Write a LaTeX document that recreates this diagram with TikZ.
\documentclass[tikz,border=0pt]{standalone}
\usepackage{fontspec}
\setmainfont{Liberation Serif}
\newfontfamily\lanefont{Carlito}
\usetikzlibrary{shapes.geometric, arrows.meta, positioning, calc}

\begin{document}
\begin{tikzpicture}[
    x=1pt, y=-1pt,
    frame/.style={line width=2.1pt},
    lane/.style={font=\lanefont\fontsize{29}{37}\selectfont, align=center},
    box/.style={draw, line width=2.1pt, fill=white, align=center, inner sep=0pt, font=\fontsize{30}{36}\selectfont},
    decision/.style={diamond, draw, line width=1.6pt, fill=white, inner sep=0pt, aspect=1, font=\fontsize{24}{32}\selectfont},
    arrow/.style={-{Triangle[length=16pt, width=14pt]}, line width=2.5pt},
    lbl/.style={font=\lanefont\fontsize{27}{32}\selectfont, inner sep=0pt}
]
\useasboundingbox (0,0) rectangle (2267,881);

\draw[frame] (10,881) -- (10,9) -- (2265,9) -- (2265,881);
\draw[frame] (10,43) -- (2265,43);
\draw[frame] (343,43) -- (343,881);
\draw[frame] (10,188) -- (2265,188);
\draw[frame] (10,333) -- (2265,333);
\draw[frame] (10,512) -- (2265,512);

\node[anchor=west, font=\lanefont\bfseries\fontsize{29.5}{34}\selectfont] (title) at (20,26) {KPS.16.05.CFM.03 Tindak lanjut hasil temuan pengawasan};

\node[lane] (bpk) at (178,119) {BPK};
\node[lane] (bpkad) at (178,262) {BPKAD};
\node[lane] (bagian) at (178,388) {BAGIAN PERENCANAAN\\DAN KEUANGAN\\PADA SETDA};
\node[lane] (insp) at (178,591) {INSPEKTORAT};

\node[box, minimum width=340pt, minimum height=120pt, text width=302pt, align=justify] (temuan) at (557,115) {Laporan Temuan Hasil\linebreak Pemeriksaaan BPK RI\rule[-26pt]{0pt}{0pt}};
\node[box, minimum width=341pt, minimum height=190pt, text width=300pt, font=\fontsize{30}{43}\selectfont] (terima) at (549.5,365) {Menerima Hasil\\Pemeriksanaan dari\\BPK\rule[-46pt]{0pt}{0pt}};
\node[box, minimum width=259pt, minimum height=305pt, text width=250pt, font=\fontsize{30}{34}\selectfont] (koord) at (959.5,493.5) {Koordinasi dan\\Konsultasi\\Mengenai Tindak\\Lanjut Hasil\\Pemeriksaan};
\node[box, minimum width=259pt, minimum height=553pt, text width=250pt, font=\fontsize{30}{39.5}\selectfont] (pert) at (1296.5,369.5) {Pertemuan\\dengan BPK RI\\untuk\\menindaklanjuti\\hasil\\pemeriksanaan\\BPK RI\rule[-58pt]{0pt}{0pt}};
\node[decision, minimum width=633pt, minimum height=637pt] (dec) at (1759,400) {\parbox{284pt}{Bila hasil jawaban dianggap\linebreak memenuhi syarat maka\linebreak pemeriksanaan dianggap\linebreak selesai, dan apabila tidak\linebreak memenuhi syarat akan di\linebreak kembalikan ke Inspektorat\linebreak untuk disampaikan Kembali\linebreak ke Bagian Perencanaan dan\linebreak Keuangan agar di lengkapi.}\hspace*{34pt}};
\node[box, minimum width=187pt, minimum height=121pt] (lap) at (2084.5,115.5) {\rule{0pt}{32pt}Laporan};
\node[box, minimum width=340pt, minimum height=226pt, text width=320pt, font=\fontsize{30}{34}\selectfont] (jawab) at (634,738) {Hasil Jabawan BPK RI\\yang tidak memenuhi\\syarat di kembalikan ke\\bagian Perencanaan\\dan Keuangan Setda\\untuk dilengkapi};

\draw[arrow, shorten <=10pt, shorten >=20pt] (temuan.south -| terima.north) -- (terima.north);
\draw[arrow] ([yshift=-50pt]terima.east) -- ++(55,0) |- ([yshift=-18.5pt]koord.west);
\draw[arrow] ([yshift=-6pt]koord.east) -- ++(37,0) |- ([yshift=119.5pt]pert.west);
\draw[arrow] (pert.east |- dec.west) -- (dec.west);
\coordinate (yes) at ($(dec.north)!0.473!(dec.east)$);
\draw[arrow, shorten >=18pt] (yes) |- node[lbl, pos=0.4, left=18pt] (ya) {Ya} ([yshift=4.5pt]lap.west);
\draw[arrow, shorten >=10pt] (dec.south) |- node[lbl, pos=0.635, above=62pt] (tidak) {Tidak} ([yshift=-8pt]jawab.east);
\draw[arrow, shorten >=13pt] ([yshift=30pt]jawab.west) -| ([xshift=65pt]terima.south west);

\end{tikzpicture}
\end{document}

·····

Set down verbatim only the lines between the start of the data above and the line with "(insp) at (178,591)", both boundaries included.

→ Response below:
Write a LaTeX document that recreates this diagram with TikZ.
\documentclass[tikz,border=0pt]{standalone}
\usepackage{fontspec}
\setmainfont{Liberation Serif}
\newfontfamily\lanefont{Carlito}
\usetikzlibrary{shapes.geometric, arrows.meta, positioning, calc}

\begin{document}
\begin{tikzpicture}[
    x=1pt, y=-1pt,
    frame/.style={line width=2.1pt},
    lane/.style={font=\lanefont\fontsize{29}{37}\selectfont, align=center},
    box/.style={draw, line width=2.1pt, fill=white, align=center, inner sep=0pt, font=\fontsize{30}{36}\selectfont},
    decision/.style={diamond, draw, line width=1.6pt, fill=white, inner sep=0pt, aspect=1, font=\fontsize{24}{32}\selectfont},
    arrow/.style={-{Triangle[length=16pt, width=14pt]}, line width=2.5pt},
    lbl/.style={font=\lanefont\fontsize{27}{32}\selectfont, inner sep=0pt}
]
\useasboundingbox (0,0) rectangle (2267,881);

\draw[frame] (10,881) -- (10,9) -- (2265,9) -- (2265,881);
\draw[frame] (10,43) -- (2265,43);
\draw[frame] (343,43) -- (343,881);
\draw[frame] (10,188) -- (2265,188);
\draw[frame] (10,333) -- (2265,333);
\draw[frame] (10,512) -- (2265,512);

\node[anchor=west, font=\lanefont\bfseries\fontsize{29.5}{34}\selectfont] (title) at (20,26) {KPS.16.05.CFM.03 Tindak lanjut hasil temuan pengawasan};

\node[lane] (bpk) at (178,119) {BPK};
\node[lane] (bpkad) at (178,262) {BPKAD};
\node[lane] (bagian) at (178,388) {BAGIAN PERENCANAAN\\DAN KEUANGAN\\PADA SETDA};
\node[lane] (insp) at (178,591) {INSPEKTORAT};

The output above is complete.